WHAT YOU NEED TO DO: Give every line below again, exactly.

AVAILABLE DATA:
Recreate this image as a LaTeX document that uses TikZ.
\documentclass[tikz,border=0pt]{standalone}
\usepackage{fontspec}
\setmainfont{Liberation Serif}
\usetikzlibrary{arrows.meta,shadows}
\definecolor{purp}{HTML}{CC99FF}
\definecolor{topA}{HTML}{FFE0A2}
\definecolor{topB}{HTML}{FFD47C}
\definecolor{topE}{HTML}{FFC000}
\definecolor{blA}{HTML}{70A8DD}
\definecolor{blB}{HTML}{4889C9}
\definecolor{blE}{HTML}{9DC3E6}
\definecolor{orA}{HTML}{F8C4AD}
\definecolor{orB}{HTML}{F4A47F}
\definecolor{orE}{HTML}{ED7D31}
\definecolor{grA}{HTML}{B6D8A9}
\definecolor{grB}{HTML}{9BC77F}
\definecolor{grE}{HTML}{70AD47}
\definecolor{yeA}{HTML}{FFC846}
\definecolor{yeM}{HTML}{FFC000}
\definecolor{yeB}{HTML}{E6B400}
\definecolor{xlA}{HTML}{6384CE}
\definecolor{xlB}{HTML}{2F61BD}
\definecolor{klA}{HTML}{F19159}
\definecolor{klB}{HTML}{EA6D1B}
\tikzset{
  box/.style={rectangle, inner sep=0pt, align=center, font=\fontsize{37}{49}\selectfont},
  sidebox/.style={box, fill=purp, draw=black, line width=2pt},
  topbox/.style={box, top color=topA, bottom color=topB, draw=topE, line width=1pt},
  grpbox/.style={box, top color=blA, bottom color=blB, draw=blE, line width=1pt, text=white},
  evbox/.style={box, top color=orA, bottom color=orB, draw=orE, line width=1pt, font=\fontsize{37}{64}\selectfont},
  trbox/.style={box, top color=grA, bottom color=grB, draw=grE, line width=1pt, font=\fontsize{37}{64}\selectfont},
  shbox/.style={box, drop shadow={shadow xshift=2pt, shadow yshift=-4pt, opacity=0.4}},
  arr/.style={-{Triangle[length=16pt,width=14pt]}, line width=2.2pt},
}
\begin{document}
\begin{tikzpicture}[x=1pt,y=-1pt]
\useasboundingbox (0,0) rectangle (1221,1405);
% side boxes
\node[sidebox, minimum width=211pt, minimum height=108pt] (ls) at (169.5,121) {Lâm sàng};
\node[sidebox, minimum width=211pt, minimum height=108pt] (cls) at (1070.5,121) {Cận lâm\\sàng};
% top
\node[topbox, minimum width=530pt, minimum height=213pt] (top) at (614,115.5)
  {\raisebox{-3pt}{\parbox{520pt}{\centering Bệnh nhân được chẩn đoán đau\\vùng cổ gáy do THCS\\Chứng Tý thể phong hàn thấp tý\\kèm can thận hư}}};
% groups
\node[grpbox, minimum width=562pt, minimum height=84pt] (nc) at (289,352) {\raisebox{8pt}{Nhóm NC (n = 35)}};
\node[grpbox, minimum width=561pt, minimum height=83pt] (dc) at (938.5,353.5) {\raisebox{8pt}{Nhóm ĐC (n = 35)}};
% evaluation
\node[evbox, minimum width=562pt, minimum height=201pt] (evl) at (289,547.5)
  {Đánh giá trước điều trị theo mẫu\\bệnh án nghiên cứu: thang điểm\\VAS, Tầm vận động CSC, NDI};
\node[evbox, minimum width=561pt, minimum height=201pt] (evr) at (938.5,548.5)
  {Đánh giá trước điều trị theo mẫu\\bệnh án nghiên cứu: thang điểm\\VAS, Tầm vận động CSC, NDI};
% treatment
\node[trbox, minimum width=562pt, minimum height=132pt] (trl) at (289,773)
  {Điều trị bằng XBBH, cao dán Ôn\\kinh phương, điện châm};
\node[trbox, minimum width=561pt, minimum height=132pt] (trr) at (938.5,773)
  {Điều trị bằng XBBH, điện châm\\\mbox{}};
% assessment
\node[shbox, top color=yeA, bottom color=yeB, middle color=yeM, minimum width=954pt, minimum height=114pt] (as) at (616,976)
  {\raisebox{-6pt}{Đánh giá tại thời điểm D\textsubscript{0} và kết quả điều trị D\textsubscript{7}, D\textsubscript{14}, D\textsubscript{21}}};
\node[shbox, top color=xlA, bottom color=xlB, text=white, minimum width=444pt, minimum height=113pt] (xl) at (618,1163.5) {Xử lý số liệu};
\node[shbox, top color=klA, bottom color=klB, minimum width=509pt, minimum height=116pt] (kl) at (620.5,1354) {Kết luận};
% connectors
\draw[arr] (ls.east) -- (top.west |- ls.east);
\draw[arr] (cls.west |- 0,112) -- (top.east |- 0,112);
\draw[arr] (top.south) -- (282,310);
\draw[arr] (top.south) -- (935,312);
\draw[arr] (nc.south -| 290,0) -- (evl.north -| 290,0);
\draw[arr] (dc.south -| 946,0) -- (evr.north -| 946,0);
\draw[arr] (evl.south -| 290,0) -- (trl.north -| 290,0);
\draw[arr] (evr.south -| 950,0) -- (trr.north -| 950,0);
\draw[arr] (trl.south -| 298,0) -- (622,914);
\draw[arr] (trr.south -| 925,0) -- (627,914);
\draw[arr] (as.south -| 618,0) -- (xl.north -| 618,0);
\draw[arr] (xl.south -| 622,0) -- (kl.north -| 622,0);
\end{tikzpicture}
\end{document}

WRITTEN ANSWER:
Recreate this image as a LaTeX document that uses TikZ.
\documentclass[tikz,border=0pt]{standalone}
\usepackage{fontspec}
\setmainfont{Liberation Serif}
\usetikzlibrary{arrows.meta,shadows}
\definecolor{purp}{HTML}{CC99FF}
\definecolor{topA}{HTML}{FFE0A2}
\definecolor{topB}{HTML}{FFD47C}
\definecolor{topE}{HTML}{FFC000}
\definecolor{blA}{HTML}{70A8DD}
\definecolor{blB}{HTML}{4889C9}
\definecolor{blE}{HTML}{9DC3E6}
\definecolor{orA}{HTML}{F8C4AD}
\definecolor{orB}{HTML}{F4A47F}
\definecolor{orE}{HTML}{ED7D31}
\definecolor{grA}{HTML}{B6D8A9}
\definecolor{grB}{HTML}{9BC77F}
\definecolor{grE}{HTML}{70AD47}
\definecolor{yeA}{HTML}{FFC846}
\definecolor{yeM}{HTML}{FFC000}
\definecolor{yeB}{HTML}{E6B400}
\definecolor{xlA}{HTML}{6384CE}
\definecolor{xlB}{HTML}{2F61BD}
\definecolor{klA}{HTML}{F19159}
\definecolor{klB}{HTML}{EA6D1B}
\tikzset{
  box/.style={rectangle, inner sep=0pt, align=center, font=\fontsize{37}{49}\selectfont},
  sidebox/.style={box, fill=purp, draw=black, line width=2pt},
  topbox/.style={box, top color=topA, bottom color=topB, draw=topE, line width=1pt},
  grpbox/.style={box, top color=blA, bottom color=blB, draw=blE, line width=1pt, text=white},
  evbox/.style={box, top color=orA, bottom color=orB, draw=orE, line width=1pt, font=\fontsize{37}{64}\selectfont},
  trbox/.style={box, top color=grA, bottom color=grB, draw=grE, line width=1pt, font=\fontsize{37}{64}\selectfont},
  shbox/.style={box, drop shadow={shadow xshift=2pt, shadow yshift=-4pt, opacity=0.4}},
  arr/.style={-{Triangle[length=16pt,width=14pt]}, line width=2.2pt},
}
\begin{document}
\begin{tikzpicture}[x=1pt,y=-1pt]
\useasboundingbox (0,0) rectangle (1221,1405);
% side boxes
\node[sidebox, minimum width=211pt, minimum height=108pt] (ls) at (169.5,121) {Lâm sàng};
\node[sidebox, minimum width=211pt, minimum height=108pt] (cls) at (1070.5,121) {Cận lâm\\sàng};
% top
\node[topbox, minimum width=530pt, minimum height=213pt] (top) at (614,115.5)
  {\raisebox{-3pt}{\parbox{520pt}{\centering Bệnh nhân được chẩn đoán đau\\vùng cổ gáy do THCS\\Chứng Tý thể phong hàn thấp tý\\kèm can thận hư}}};
% groups
\node[grpbox, minimum width=562pt, minimum height=84pt] (nc) at (289,352) {\raisebox{8pt}{Nhóm NC (n = 35)}};
\node[grpbox, minimum width=561pt, minimum height=83pt] (dc) at (938.5,353.5) {\raisebox{8pt}{Nhóm ĐC (n = 35)}};
% evaluation
\node[evbox, minimum width=562pt, minimum height=201pt] (evl) at (289,547.5)
  {Đánh giá trước điều trị theo mẫu\\bệnh án nghiên cứu: thang điểm\\VAS, Tầm vận động CSC, NDI};
\node[evbox, minimum width=561pt, minimum height=201pt] (evr) at (938.5,548.5)
  {Đánh giá trước điều trị theo mẫu\\bệnh án nghiên cứu: thang điểm\\VAS, Tầm vận động CSC, NDI};
% treatment
\node[trbox, minimum width=562pt, minimum height=132pt] (trl) at (289,773)
  {Điều trị bằng XBBH, cao dán Ôn\\kinh phương, điện châm};
\node[trbox, minimum width=561pt, minimum height=132pt] (trr) at (938.5,773)
  {Điều trị bằng XBBH, điện châm\\\mbox{}};
% assessment
\node[shbox, top color=yeA, bottom color=yeB, middle color=yeM, minimum width=954pt, minimum height=114pt] (as) at (616,976)
  {\raisebox{-6pt}{Đánh giá tại thời điểm D\textsubscript{0} và kết quả điều trị D\textsubscript{7}, D\textsubscript{14}, D\textsubscript{21}}};
\node[shbox, top color=xlA, bottom color=xlB, text=white, minimum width=444pt, minimum height=113pt] (xl) at (618,1163.5) {Xử lý số liệu};
\node[shbox, top color=klA, bottom color=klB, minimum width=509pt, minimum height=116pt] (kl) at (620.5,1354) {Kết luận};
% connectors
\draw[arr] (ls.east) -- (top.west |- ls.east);
\draw[arr] (cls.west |- 0,112) -- (top.east |- 0,112);
\draw[arr] (top.south) -- (282,310);
\draw[arr] (top.south) -- (935,312);
\draw[arr] (nc.south -| 290,0) -- (evl.north -| 290,0);
\draw[arr] (dc.south -| 946,0) -- (evr.north -| 946,0);
\draw[arr] (evl.south -| 290,0) -- (trl.north -| 290,0);
\draw[arr] (evr.south -| 950,0) -- (trr.north -| 950,0);
\draw[arr] (trl.south -| 298,0) -- (622,914);
\draw[arr] (trr.south -| 925,0) -- (627,914);
\draw[arr] (as.south -| 618,0) -- (xl.north -| 618,0);
\draw[arr] (xl.south -| 622,0) -- (kl.north -| 622,0);
\end{tikzpicture}
\end{document}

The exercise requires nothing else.